## DATA SHOWN
** begin **

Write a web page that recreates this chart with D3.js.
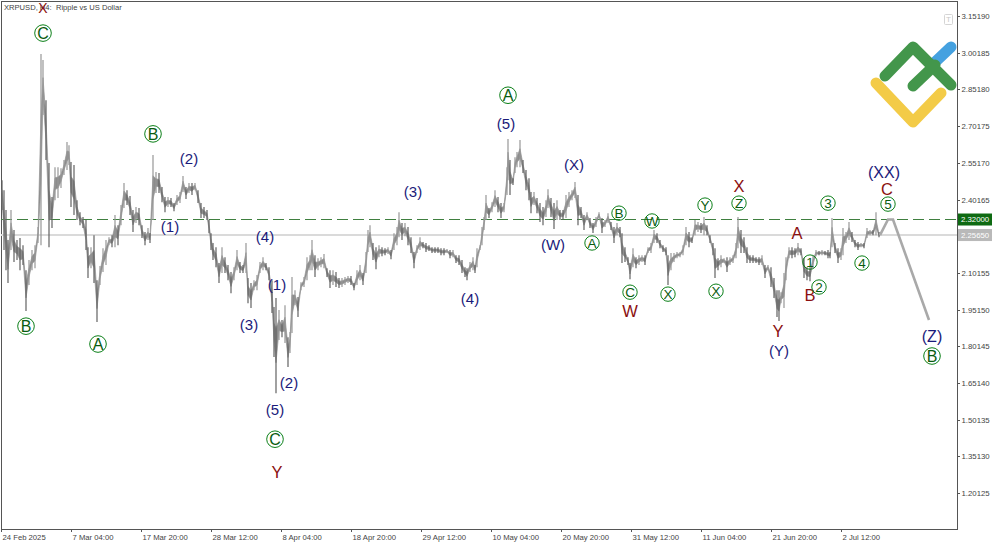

** end **
** begin **

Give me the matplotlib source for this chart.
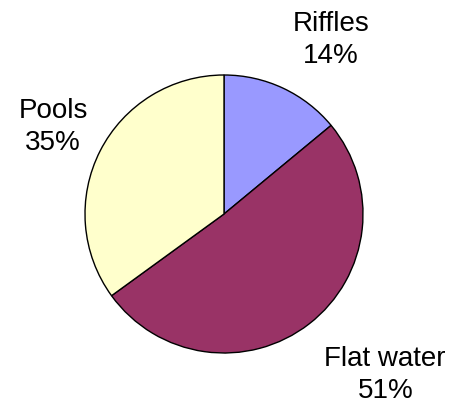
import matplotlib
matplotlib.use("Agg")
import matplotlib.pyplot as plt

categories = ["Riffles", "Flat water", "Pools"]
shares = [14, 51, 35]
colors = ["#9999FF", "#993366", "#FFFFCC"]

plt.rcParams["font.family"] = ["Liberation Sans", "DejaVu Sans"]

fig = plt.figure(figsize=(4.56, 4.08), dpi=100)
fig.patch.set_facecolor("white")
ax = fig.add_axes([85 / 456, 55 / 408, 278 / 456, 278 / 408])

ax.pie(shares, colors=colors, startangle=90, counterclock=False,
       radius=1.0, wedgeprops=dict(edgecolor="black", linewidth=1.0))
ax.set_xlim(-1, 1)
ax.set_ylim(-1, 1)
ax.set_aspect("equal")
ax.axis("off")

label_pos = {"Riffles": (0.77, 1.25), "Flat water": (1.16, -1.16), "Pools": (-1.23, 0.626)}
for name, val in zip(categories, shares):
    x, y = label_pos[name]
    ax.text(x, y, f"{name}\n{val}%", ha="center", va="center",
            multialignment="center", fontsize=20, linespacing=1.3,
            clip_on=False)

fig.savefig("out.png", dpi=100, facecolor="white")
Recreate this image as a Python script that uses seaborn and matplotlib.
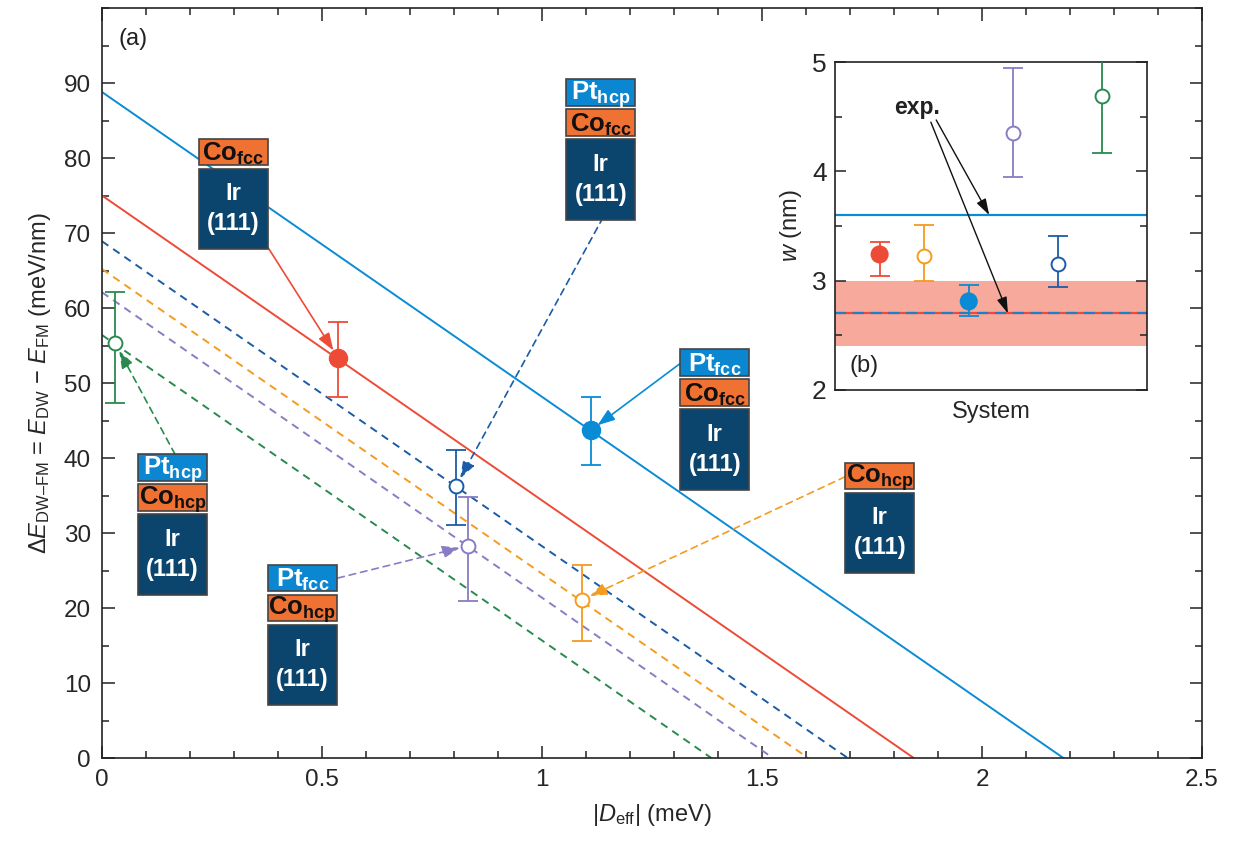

** end **

Above are some records; quote exactly and only the lines that begin at the line containing "Give me the matplotlib source for this chart." and stop after the line containing "Recreate this image", leaving out the pictures.

## COMPLETED TASK
Give me the matplotlib source for this chart.
import matplotlib
matplotlib.use("Agg")
import matplotlib.pyplot as plt

categories = ["Riffles", "Flat water", "Pools"]
shares = [14, 51, 35]
colors = ["#9999FF", "#993366", "#FFFFCC"]

plt.rcParams["font.family"] = ["Liberation Sans", "DejaVu Sans"]

fig = plt.figure(figsize=(4.56, 4.08), dpi=100)
fig.patch.set_facecolor("white")
ax = fig.add_axes([85 / 456, 55 / 408, 278 / 456, 278 / 408])

ax.pie(shares, colors=colors, startangle=90, counterclock=False,
       radius=1.0, wedgeprops=dict(edgecolor="black", linewidth=1.0))
ax.set_xlim(-1, 1)
ax.set_ylim(-1, 1)
ax.set_aspect("equal")
ax.axis("off")

label_pos = {"Riffles": (0.77, 1.25), "Flat water": (1.16, -1.16), "Pools": (-1.23, 0.626)}
for name, val in zip(categories, shares):
    x, y = label_pos[name]
    ax.text(x, y, f"{name}\n{val}%", ha="center", va="center",
            multialignment="center", fontsize=20, linespacing=1.3,
            clip_on=False)

fig.savefig("out.png", dpi=100, facecolor="white")
Recreate this image as a Python script that uses seaborn and matplotlib.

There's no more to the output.